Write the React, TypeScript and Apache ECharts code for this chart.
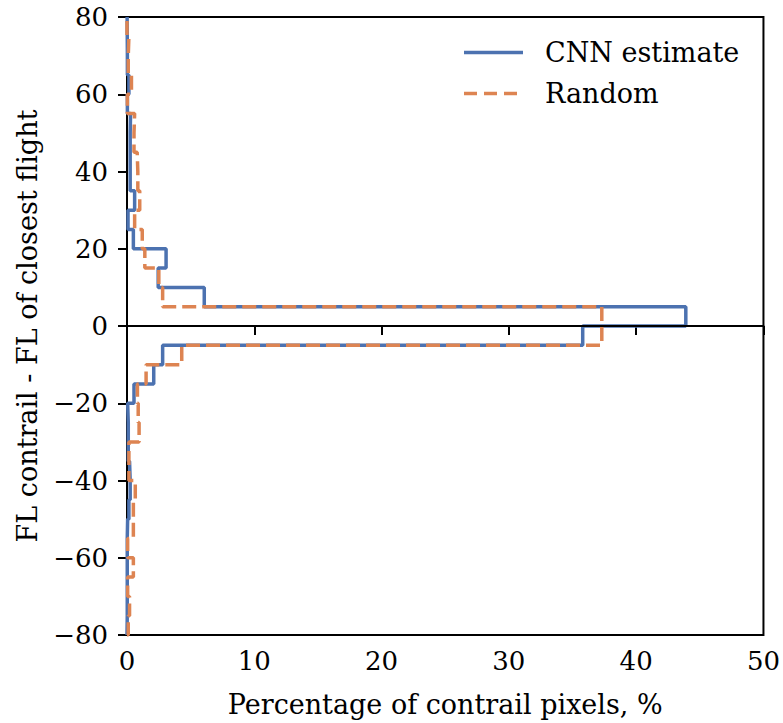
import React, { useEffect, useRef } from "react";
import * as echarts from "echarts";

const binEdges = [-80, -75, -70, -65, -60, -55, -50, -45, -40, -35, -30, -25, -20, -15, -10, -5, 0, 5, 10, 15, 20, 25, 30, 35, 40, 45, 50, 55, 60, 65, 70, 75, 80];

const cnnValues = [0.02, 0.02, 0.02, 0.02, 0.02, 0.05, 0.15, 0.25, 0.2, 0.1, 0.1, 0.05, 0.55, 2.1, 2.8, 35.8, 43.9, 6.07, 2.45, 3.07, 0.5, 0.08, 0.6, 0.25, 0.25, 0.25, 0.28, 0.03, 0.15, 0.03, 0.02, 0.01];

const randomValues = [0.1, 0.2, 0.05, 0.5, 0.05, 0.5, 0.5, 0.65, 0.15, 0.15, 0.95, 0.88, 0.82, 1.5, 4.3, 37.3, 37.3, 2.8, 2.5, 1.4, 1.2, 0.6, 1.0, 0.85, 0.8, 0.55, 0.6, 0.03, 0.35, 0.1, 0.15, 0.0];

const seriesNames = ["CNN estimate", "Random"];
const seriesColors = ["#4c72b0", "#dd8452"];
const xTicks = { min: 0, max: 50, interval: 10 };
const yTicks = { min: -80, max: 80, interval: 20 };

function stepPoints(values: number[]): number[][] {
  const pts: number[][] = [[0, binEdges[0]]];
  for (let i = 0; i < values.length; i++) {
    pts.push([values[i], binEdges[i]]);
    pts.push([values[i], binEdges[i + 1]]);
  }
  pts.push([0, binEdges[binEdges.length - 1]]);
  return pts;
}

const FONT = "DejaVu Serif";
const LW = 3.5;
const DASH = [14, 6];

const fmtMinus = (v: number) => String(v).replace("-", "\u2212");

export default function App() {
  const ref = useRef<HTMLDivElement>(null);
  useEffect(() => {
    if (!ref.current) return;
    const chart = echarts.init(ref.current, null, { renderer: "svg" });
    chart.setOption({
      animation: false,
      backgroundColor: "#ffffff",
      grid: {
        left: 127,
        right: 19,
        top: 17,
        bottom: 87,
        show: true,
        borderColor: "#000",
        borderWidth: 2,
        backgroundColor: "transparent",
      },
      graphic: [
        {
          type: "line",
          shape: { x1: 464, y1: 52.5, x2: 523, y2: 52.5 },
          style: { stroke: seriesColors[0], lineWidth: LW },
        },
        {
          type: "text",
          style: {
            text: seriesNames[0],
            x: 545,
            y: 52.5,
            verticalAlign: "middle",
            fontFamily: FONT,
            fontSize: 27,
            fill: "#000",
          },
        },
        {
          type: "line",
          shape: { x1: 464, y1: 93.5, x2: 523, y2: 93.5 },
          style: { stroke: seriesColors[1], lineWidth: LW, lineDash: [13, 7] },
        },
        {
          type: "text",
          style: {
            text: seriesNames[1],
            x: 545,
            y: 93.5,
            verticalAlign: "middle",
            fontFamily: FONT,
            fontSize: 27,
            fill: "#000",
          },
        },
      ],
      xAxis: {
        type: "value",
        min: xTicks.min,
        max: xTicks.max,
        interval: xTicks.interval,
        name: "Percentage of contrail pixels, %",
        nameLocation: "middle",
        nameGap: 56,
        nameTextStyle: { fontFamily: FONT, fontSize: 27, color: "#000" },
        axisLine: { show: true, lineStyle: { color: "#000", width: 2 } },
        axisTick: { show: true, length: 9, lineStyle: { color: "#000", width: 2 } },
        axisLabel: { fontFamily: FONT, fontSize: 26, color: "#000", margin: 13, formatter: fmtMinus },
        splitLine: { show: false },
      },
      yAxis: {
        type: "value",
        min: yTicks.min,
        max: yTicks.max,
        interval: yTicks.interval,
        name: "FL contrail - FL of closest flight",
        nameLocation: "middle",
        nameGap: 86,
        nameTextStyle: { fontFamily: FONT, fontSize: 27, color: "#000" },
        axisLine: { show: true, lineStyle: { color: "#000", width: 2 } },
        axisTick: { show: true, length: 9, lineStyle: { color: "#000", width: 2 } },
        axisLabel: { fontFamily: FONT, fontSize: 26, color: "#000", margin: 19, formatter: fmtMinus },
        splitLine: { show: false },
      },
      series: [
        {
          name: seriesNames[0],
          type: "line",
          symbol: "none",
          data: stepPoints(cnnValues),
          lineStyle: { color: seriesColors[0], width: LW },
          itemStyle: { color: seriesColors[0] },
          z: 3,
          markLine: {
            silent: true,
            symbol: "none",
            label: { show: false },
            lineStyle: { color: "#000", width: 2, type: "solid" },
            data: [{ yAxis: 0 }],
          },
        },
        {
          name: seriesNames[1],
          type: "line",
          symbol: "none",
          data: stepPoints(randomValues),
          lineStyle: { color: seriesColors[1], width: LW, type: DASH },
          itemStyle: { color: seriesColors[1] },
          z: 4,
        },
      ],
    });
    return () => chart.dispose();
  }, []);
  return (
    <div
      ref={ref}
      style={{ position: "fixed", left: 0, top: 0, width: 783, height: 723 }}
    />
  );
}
::::
Requirement> From the opening line of the listing above through the line bearing "80, interval: 20", repeat each line exactly. Drop every picture.

Complete response>
Write the React, TypeScript and Apache ECharts code for this chart.
import React, { useEffect, useRef } from "react";
import * as echarts from "echarts";

const binEdges = [-80, -75, -70, -65, -60, -55, -50, -45, -40, -35, -30, -25, -20, -15, -10, -5, 0, 5, 10, 15, 20, 25, 30, 35, 40, 45, 50, 55, 60, 65, 70, 75, 80];

const cnnValues = [0.02, 0.02, 0.02, 0.02, 0.02, 0.05, 0.15, 0.25, 0.2, 0.1, 0.1, 0.05, 0.55, 2.1, 2.8, 35.8, 43.9, 6.07, 2.45, 3.07, 0.5, 0.08, 0.6, 0.25, 0.25, 0.25, 0.28, 0.03, 0.15, 0.03, 0.02, 0.01];

const randomValues = [0.1, 0.2, 0.05, 0.5, 0.05, 0.5, 0.5, 0.65, 0.15, 0.15, 0.95, 0.88, 0.82, 1.5, 4.3, 37.3, 37.3, 2.8, 2.5, 1.4, 1.2, 0.6, 1.0, 0.85, 0.8, 0.55, 0.6, 0.03, 0.35, 0.1, 0.15, 0.0];

const seriesNames = ["CNN estimate", "Random"];
const seriesColors = ["#4c72b0", "#dd8452"];
const xTicks = { min: 0, max: 50, interval: 10 };
const yTicks = { min: -80, max: 80, interval: 20 };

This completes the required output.